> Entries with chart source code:
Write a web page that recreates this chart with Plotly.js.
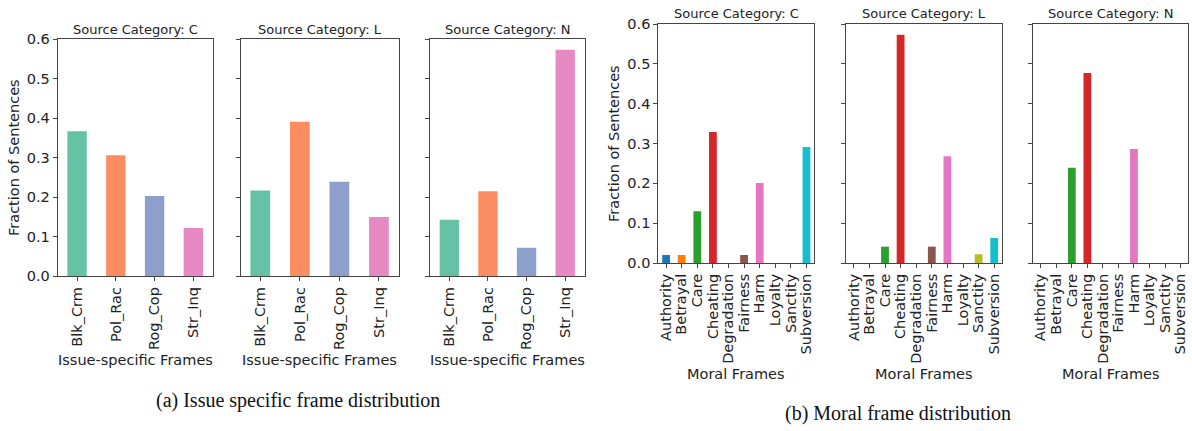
<!DOCTYPE html>
<html>
<head>
<meta charset="utf-8">
<script src="https://cdn.plot.ly/plotly-3.0.1.min.js"></script>
<style>html,body{margin:0;padding:0;background:#fff;}#chart{width:1192px;height:431px;}</style>
</head>
<body>
<div id="chart"></div>
<script>
// ---- Data ----
const issueFrames = ["Blk_Crm", "Pol_Rac", "Rog_Cop", "Str_Inq"];
const issueC = [0.367, 0.306, 0.203, 0.122];
const issueL = [0.217, 0.391, 0.239, 0.150];
const issueN = [0.143, 0.215, 0.072, 0.573];

const moralFrames = ["Authority", "Betrayal", "Care", "Cheating", "Degradation", "Fairness", "Harm", "Loyalty", "Sanctity", "Subversion"];
const moralC = [0.020, 0.020, 0.130, 0.329, 0.0, 0.020, 0.201, 0.0, 0.0, 0.291];
const moralL = [0.0, 0.0, 0.041, 0.573, 0.0, 0.041, 0.268, 0.0, 0.022, 0.063];
const moralN = [0.0, 0.0, 0.239, 0.477, 0.0, 0.0, 0.286, 0.0, 0.0, 0.0];

const sourceCats = ["C", "L", "N"];
const yTicks = [0, 0.1, 0.2, 0.3, 0.4, 0.5, 0.6];

const issueColors = ["#66c2a5", "#fc8d62", "#8da0cb", "#e78ac3"];
const moralColors = ["#1f77b4", "#ff7f0e", "#2ca02c", "#d62728", "#9467bd", "#8c564b", "#e377c2", "#7f7f7f", "#bcbd22", "#17becf"];

// ---- Layout helpers ----
const W = 1192, H = 431;
const fx = p => p / W;
const fy = p => 1 - p / H;
const FONT = "DejaVu Sans";
const TXT = "#222";

const panels = [
  {x0: 57.7, x1: 212.7, top: 39, bot: 276.3, cats: issueFrames, vals: issueC, colors: issueColors, labels: true, src: sourceCats[0], xt: "Issue-specific Frames", xty: 360, tty: 29},
  {x0: 240.5, x1: 398.7, top: 39, bot: 276.3, cats: issueFrames, vals: issueL, colors: issueColors, labels: false, src: sourceCats[1], xt: "Issue-specific Frames", xty: 360, tty: 29},
  {x0: 430, x1: 584.5, top: 39, bot: 276.3, cats: issueFrames, vals: issueN, colors: issueColors, labels: false, src: sourceCats[2], xt: "Issue-specific Frames", xty: 360, tty: 29},
  {x0: 658.3, x1: 814.3, top: 24, bot: 263, cats: moralFrames, vals: moralC, colors: moralColors, labels: true, src: sourceCats[0], xt: "Moral Frames", xty: 374, tty: 14},
  {x0: 846, x1: 1002, top: 24, bot: 263, cats: moralFrames, vals: moralL, colors: moralColors, labels: false, src: sourceCats[1], xt: "Moral Frames", xty: 374, tty: 14},
  {x0: 1033, x1: 1188.3, top: 24, bot: 263, cats: moralFrames, vals: moralN, colors: moralColors, labels: false, src: sourceCats[2], xt: "Moral Frames", xty: 374, tty: 14}
];

const data = [];
const layout = {
  width: W, height: H,
  margin: {l: 0, r: 0, t: 0, b: 0},
  paper_bgcolor: "#fff", plot_bgcolor: "#fff",
  showlegend: false,
  font: {family: FONT, color: TXT, size: 14.5},
  annotations: []
};

panels.forEach((p, i) => {
  const n = i === 0 ? "" : String(i + 1);
  data.push({
    type: "bar",
    x: p.cats,
    y: p.vals,
    width: 0.5,
    marker: {color: p.colors, line: {width: 0}},
    xaxis: "x" + n, yaxis: "y" + n,
    hoverinfo: "x+y"
  });
  layout["xaxis" + n] = {
    domain: [fx(p.x0), fx(p.x1)],
    anchor: "y" + n,
    type: "category",
    range: [-0.5, p.cats.length - 0.5],
    tickmode: "array", tickvals: p.cats, ticktext: p.cats,
    showline: true, mirror: true, linecolor: "#444", linewidth: 1,
    ticks: "outside", ticklen: 4, tickcolor: "#444", tickwidth: 1,
    tickangle: -90,
    tickfont: {family: FONT, size: 14.5, color: TXT},
    showgrid: false, zeroline: false, fixedrange: true
  };
  layout["yaxis" + n] = {
    domain: [fy(p.bot), fy(p.top)],
    anchor: "x" + n,
    range: [0, 0.6],
    tickvals: yTicks,
    tickformat: ".1f",
    showticklabels: p.labels,
    showline: true, mirror: true, linecolor: "#444", linewidth: 1,
    ticks: "outside", ticklen: 4, tickcolor: "#444", tickwidth: 1,
    tickfont: {family: FONT, size: 14.5, color: TXT},
    showgrid: false, zeroline: false, fixedrange: true
  };
  const cx = fx((p.x0 + p.x1) / 2);
  layout.annotations.push({
    text: "Source Category: " + p.src,
    xref: "paper", yref: "paper", x: cx, y: fy(p.tty),
    xanchor: "center", yanchor: "middle", showarrow: false,
    font: {family: FONT, size: 13, color: TXT}
  });
  layout.annotations.push({
    text: p.xt,
    xref: "paper", yref: "paper", x: cx, y: fy(p.xty),
    xanchor: "center", yanchor: "middle", showarrow: false,
    font: {family: FONT, size: 14.5, color: TXT}
  });
});

// y-axis titles
layout.annotations.push({
  text: "Fraction of Sentences", textangle: -90,
  xref: "paper", yref: "paper", x: fx(14), y: fy(158),
  xanchor: "center", yanchor: "middle", showarrow: false,
  font: {family: FONT, size: 14.5, color: TXT}
});
layout.annotations.push({
  text: "Fraction of Sentences", textangle: -90,
  xref: "paper", yref: "paper", x: fx(614), y: fy(144),
  xanchor: "center", yanchor: "middle", showarrow: false,
  font: {family: FONT, size: 14.5, color: TXT}
});

// captions
layout.annotations.push({
  text: "(a) Issue specific frame distribution",
  xref: "paper", yref: "paper", x: fx(298), y: fy(400),
  xanchor: "center", yanchor: "middle", showarrow: false,
  font: {family: "Liberation Serif", size: 20, color: "#111"}
});
layout.annotations.push({
  text: "(b) Moral frame distribution",
  xref: "paper", yref: "paper", x: fx(898), y: fy(413),
  xanchor: "center", yanchor: "middle", showarrow: false,
  font: {family: "Liberation Serif", size: 20, color: "#111"}
});

Plotly.newPlot("chart", data, layout, {displayModeBar: false, staticPlot: true});
</script>
</body>
</html>
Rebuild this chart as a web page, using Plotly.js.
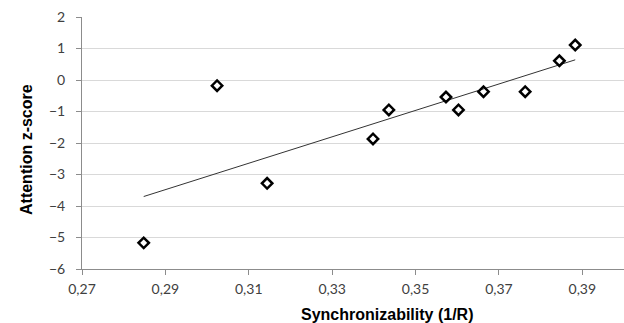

> THE PROBLEM: Repeat only what runs from the first line of the records above to the line with "const issueN = [0.143, 0.215, 0.072, 0.573];", both included, word for word, minus the pictures.

> THE COMPLETED TASK:
Write a web page that recreates this chart with Plotly.js.
<!DOCTYPE html>
<html>
<head>
<meta charset="utf-8">
<script src="https://cdn.plot.ly/plotly-3.0.1.min.js"></script>
<style>html,body{margin:0;padding:0;background:#fff;}#chart{width:1192px;height:431px;}</style>
</head>
<body>
<div id="chart"></div>
<script>
// ---- Data ----
const issueFrames = ["Blk_Crm", "Pol_Rac", "Rog_Cop", "Str_Inq"];
const issueC = [0.367, 0.306, 0.203, 0.122];
const issueL = [0.217, 0.391, 0.239, 0.150];
const issueN = [0.143, 0.215, 0.072, 0.573];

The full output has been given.